◆ **Available data**

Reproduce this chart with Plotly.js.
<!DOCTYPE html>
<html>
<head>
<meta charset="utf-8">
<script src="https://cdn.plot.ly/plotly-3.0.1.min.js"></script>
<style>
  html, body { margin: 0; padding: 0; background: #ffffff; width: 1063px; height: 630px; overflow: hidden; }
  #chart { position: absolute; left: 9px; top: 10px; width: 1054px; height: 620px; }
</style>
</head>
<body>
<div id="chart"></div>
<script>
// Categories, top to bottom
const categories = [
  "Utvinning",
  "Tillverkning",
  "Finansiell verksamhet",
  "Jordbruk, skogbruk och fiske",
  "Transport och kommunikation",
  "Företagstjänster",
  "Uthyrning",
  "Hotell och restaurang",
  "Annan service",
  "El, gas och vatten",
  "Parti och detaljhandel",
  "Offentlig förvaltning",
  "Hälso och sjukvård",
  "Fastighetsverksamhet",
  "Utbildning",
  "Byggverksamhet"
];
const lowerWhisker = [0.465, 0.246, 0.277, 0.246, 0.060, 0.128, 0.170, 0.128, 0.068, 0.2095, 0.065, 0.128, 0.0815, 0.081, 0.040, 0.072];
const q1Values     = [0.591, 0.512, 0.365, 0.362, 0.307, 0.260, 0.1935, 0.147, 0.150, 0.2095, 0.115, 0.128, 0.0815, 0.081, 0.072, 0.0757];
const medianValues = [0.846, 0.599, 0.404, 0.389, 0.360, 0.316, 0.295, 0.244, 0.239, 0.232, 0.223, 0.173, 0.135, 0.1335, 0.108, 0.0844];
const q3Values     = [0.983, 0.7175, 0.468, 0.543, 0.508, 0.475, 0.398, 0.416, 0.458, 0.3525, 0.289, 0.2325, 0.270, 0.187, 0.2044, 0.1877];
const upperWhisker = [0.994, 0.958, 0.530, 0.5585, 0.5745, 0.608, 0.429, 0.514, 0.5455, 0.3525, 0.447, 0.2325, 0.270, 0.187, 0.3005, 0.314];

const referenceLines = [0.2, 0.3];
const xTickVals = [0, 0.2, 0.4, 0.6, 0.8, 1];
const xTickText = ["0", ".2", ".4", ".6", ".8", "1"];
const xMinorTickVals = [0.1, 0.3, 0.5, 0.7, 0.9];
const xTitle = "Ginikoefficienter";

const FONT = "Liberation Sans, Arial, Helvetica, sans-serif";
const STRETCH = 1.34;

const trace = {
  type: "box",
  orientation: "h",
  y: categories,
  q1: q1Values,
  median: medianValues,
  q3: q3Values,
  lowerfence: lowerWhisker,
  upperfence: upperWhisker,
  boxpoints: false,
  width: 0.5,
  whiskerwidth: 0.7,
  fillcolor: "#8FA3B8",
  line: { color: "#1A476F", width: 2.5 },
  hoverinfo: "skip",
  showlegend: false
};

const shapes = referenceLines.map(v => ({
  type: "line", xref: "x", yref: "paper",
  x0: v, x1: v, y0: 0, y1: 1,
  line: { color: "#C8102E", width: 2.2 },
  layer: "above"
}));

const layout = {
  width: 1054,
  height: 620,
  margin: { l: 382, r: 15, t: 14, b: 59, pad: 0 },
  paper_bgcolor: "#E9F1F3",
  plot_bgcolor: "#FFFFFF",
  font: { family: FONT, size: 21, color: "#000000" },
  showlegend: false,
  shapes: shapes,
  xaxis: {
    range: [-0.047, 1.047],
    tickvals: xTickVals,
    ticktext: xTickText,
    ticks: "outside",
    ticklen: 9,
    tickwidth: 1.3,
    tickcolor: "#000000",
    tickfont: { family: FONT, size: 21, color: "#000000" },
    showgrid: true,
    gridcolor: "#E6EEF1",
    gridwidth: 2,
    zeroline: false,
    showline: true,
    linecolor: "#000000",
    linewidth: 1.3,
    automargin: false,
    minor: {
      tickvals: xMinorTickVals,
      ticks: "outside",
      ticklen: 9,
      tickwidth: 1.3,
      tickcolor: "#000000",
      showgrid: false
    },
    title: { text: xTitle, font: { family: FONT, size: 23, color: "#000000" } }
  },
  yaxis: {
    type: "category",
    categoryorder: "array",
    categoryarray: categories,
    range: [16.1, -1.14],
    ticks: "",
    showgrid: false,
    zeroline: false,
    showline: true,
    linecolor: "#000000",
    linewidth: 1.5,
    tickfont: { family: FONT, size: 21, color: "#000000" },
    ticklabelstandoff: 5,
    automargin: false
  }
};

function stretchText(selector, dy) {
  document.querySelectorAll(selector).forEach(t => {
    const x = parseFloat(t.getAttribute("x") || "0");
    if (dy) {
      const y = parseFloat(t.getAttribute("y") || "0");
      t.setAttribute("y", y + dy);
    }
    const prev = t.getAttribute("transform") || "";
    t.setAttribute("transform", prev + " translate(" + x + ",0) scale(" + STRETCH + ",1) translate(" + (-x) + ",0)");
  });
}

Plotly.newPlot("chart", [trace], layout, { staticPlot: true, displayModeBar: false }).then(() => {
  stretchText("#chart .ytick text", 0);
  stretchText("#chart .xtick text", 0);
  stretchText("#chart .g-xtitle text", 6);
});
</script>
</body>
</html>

◆ **Exercise goal**
Copy the material above, line for line.

◆ **The solution**
Reproduce this chart with Plotly.js.
<!DOCTYPE html>
<html>
<head>
<meta charset="utf-8">
<script src="https://cdn.plot.ly/plotly-3.0.1.min.js"></script>
<style>
  html, body { margin: 0; padding: 0; background: #ffffff; width: 1063px; height: 630px; overflow: hidden; }
  #chart { position: absolute; left: 9px; top: 10px; width: 1054px; height: 620px; }
</style>
</head>
<body>
<div id="chart"></div>
<script>
// Categories, top to bottom
const categories = [
  "Utvinning",
  "Tillverkning",
  "Finansiell verksamhet",
  "Jordbruk, skogbruk och fiske",
  "Transport och kommunikation",
  "Företagstjänster",
  "Uthyrning",
  "Hotell och restaurang",
  "Annan service",
  "El, gas och vatten",
  "Parti och detaljhandel",
  "Offentlig förvaltning",
  "Hälso och sjukvård",
  "Fastighetsverksamhet",
  "Utbildning",
  "Byggverksamhet"
];
const lowerWhisker = [0.465, 0.246, 0.277, 0.246, 0.060, 0.128, 0.170, 0.128, 0.068, 0.2095, 0.065, 0.128, 0.0815, 0.081, 0.040, 0.072];
const q1Values     = [0.591, 0.512, 0.365, 0.362, 0.307, 0.260, 0.1935, 0.147, 0.150, 0.2095, 0.115, 0.128, 0.0815, 0.081, 0.072, 0.0757];
const medianValues = [0.846, 0.599, 0.404, 0.389, 0.360, 0.316, 0.295, 0.244, 0.239, 0.232, 0.223, 0.173, 0.135, 0.1335, 0.108, 0.0844];
const q3Values     = [0.983, 0.7175, 0.468, 0.543, 0.508, 0.475, 0.398, 0.416, 0.458, 0.3525, 0.289, 0.2325, 0.270, 0.187, 0.2044, 0.1877];
const upperWhisker = [0.994, 0.958, 0.530, 0.5585, 0.5745, 0.608, 0.429, 0.514, 0.5455, 0.3525, 0.447, 0.2325, 0.270, 0.187, 0.3005, 0.314];

const referenceLines = [0.2, 0.3];
const xTickVals = [0, 0.2, 0.4, 0.6, 0.8, 1];
const xTickText = ["0", ".2", ".4", ".6", ".8", "1"];
const xMinorTickVals = [0.1, 0.3, 0.5, 0.7, 0.9];
const xTitle = "Ginikoefficienter";

const FONT = "Liberation Sans, Arial, Helvetica, sans-serif";
const STRETCH = 1.34;

const trace = {
  type: "box",
  orientation: "h",
  y: categories,
  q1: q1Values,
  median: medianValues,
  q3: q3Values,
  lowerfence: lowerWhisker,
  upperfence: upperWhisker,
  boxpoints: false,
  width: 0.5,
  whiskerwidth: 0.7,
  fillcolor: "#8FA3B8",
  line: { color: "#1A476F", width: 2.5 },
  hoverinfo: "skip",
  showlegend: false
};

const shapes = referenceLines.map(v => ({
  type: "line", xref: "x", yref: "paper",
  x0: v, x1: v, y0: 0, y1: 1,
  line: { color: "#C8102E", width: 2.2 },
  layer: "above"
}));

const layout = {
  width: 1054,
  height: 620,
  margin: { l: 382, r: 15, t: 14, b: 59, pad: 0 },
  paper_bgcolor: "#E9F1F3",
  plot_bgcolor: "#FFFFFF",
  font: { family: FONT, size: 21, color: "#000000" },
  showlegend: false,
  shapes: shapes,
  xaxis: {
    range: [-0.047, 1.047],
    tickvals: xTickVals,
    ticktext: xTickText,
    ticks: "outside",
    ticklen: 9,
    tickwidth: 1.3,
    tickcolor: "#000000",
    tickfont: { family: FONT, size: 21, color: "#000000" },
    showgrid: true,
    gridcolor: "#E6EEF1",
    gridwidth: 2,
    zeroline: false,
    showline: true,
    linecolor: "#000000",
    linewidth: 1.3,
    automargin: false,
    minor: {
      tickvals: xMinorTickVals,
      ticks: "outside",
      ticklen: 9,
      tickwidth: 1.3,
      tickcolor: "#000000",
      showgrid: false
    },
    title: { text: xTitle, font: { family: FONT, size: 23, color: "#000000" } }
  },
  yaxis: {
    type: "category",
    categoryorder: "array",
    categoryarray: categories,
    range: [16.1, -1.14],
    ticks: "",
    showgrid: false,
    zeroline: false,
    showline: true,
    linecolor: "#000000",
    linewidth: 1.5,
    tickfont: { family: FONT, size: 21, color: "#000000" },
    ticklabelstandoff: 5,
    automargin: false
  }
};

function stretchText(selector, dy) {
  document.querySelectorAll(selector).forEach(t => {
    const x = parseFloat(t.getAttribute("x") || "0");
    if (dy) {
      const y = parseFloat(t.getAttribute("y") || "0");
      t.setAttribute("y", y + dy);
    }
    const prev = t.getAttribute("transform") || "";
    t.setAttribute("transform", prev + " translate(" + x + ",0) scale(" + STRETCH + ",1) translate(" + (-x) + ",0)");
  });
}

Plotly.newPlot("chart", [trace], layout, { staticPlot: true, displayModeBar: false }).then(() => {
  stretchText("#chart .ytick text", 0);
  stretchText("#chart .xtick text", 0);
  stretchText("#chart .g-xtitle text", 6);
});
</script>
</body>
</html>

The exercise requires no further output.